The work of these branches is mostly concentrated in the retail and micro-credit sector. The total loan portfolio of these branches reached $19m in October 2017 and to $32m at the end of June 2018, rising by 40%.
These branches focused on lending the Palestinian government. The total of these loans when we assumed office was $49m. We asked the Ministry of Finance to pay this debt. They agreed and paid $37m already, leaving only $12m.
Are these efforts in the restructuring and operation of the branches of Jordan and Palestine mean that you have cancelled the idea of selling them as the previous management of the bank intended?
Yes, this idea has been completely cancelled. On the contrary, we aim to make these branches a factor in increasing the bank’s profits. We believe that our presence in Jordan and Palestine is important. The potential of these branches is huge, especially in Jordan.
What is your vision for the future of Egyptian Arab Land Bank?
We aim to have a strong presence in the Egyptian, Jordanian, and Palestinian markets, and to become a bank that we are proud of.
We are aware that we are facing a major challenge, but we are determined to put the bank in the ranks of major banks.

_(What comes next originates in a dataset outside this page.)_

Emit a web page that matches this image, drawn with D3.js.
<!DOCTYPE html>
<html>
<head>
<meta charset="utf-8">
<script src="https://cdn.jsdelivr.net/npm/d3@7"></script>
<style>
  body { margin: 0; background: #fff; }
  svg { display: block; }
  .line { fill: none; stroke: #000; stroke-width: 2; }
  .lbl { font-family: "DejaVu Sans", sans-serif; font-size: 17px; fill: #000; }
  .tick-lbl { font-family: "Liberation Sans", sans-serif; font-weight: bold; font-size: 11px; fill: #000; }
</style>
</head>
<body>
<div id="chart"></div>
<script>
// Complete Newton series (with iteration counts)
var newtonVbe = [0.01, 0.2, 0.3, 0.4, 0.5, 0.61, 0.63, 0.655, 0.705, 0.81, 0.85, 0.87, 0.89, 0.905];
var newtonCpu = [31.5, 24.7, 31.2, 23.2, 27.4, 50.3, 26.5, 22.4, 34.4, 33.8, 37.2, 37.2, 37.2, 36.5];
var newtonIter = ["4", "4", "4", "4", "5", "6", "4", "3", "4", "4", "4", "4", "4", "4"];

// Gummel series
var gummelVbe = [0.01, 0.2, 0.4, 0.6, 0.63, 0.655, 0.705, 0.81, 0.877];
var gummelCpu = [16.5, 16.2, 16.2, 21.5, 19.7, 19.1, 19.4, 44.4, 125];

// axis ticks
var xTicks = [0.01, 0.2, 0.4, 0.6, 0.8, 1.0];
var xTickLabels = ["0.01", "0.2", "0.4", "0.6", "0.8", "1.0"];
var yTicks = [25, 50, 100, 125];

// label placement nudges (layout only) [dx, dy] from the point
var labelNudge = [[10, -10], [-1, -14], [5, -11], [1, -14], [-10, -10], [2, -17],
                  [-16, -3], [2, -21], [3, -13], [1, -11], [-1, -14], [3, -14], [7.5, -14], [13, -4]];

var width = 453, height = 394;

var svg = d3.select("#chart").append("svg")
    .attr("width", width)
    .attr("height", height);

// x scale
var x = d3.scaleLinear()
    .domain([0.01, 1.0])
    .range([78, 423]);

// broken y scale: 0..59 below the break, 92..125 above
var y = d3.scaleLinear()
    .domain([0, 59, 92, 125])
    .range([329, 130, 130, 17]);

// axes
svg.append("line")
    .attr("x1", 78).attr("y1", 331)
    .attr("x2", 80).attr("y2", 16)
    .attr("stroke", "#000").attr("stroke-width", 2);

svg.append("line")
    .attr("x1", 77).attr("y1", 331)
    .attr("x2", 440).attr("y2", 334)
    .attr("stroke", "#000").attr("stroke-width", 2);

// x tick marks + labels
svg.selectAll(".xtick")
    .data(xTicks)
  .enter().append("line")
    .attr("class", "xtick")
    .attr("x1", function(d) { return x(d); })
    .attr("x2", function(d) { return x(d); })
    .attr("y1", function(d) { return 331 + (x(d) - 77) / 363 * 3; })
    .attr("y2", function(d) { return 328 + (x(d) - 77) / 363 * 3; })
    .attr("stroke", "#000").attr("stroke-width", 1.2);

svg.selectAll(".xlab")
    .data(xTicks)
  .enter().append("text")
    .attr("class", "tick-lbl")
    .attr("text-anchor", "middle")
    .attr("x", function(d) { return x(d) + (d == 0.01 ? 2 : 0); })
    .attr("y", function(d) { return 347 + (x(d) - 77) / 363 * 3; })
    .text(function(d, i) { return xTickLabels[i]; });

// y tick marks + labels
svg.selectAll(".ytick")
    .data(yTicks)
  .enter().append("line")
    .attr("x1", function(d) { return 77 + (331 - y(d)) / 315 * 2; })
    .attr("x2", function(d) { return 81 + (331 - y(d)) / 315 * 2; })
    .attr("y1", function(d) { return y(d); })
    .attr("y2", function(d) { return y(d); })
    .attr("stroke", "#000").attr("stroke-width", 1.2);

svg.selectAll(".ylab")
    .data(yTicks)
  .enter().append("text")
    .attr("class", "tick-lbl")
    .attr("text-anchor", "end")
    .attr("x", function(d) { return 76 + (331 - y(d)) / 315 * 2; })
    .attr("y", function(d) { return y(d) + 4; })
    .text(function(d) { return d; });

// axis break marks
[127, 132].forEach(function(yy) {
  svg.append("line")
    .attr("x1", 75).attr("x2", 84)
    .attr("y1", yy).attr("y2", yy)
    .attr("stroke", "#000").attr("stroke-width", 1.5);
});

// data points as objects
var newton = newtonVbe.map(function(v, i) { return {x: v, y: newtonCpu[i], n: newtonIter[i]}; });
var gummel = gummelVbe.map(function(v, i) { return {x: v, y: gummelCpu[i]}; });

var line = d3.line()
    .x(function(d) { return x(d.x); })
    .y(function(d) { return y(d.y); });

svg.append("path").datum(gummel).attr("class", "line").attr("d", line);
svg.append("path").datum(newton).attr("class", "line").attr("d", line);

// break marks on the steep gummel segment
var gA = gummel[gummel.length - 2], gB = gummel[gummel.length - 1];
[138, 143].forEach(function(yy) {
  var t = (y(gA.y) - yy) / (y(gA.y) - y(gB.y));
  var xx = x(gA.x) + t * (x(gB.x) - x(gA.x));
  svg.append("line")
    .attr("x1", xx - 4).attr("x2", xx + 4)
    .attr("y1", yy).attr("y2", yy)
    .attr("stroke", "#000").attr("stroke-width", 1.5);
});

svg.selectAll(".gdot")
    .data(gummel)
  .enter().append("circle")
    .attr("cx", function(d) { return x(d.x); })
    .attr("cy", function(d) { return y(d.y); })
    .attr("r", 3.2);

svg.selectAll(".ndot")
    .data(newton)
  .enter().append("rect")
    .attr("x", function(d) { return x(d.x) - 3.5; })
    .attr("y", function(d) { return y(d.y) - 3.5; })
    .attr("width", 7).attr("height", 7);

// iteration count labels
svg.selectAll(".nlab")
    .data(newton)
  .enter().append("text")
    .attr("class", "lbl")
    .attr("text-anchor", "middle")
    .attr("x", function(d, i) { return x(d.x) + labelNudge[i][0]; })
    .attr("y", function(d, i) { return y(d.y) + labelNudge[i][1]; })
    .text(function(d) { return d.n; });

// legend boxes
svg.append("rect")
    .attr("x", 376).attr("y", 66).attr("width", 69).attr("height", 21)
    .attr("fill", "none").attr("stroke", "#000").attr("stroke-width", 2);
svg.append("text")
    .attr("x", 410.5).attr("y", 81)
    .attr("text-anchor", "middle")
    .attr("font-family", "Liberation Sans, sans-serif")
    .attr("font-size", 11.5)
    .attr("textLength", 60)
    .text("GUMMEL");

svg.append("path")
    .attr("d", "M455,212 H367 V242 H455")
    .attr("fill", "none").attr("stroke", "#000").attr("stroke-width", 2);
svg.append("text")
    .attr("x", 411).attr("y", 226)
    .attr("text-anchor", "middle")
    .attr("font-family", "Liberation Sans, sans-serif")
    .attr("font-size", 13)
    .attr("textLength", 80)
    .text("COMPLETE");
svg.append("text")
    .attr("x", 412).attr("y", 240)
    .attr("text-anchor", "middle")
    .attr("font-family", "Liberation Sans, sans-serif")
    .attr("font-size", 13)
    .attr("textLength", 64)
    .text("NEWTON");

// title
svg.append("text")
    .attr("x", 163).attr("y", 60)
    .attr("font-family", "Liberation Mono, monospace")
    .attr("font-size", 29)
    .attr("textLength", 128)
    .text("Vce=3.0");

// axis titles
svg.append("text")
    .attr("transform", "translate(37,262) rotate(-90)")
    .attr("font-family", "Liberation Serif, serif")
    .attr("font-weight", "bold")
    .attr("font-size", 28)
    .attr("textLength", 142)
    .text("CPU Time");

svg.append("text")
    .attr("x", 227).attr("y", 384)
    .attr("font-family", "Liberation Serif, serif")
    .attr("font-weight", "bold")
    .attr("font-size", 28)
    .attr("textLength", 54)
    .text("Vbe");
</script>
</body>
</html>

What is your next expansion plan?
The bank now has 28 branches. We aim to reach 31 branches by the end of 2018, 40 branches by the end of 2019, and 45 branches by September 2020.
We are also keen to re-change the mental image of the bank about these branches. We develop them and the services they provide. We also plan to open several mini branches in the coming period.
In terms of other activities of the bank, we have already begun to open letters of credit to finance foreign trade and we entered the remittances sector as well. We aim to provide all banking services, not only mortgage financing.
What about the bank’s target profits?
We aim to achieve at least EGP 500m by the end of 2020, after bridging the provisions gap.
CBE Governor Tarek Amer made a surprise visit to the bank recently. What does this visit mean?
The visit was a strong message of support to the board of directors and employees of the bank. The governor of the CBE during the visit reviewed the positive developments achieved by the bank. He emphasised the CBE’s support to the bank’s management and said he is confident in the efficiency of the board of directors and experts to complete the restructuring and development.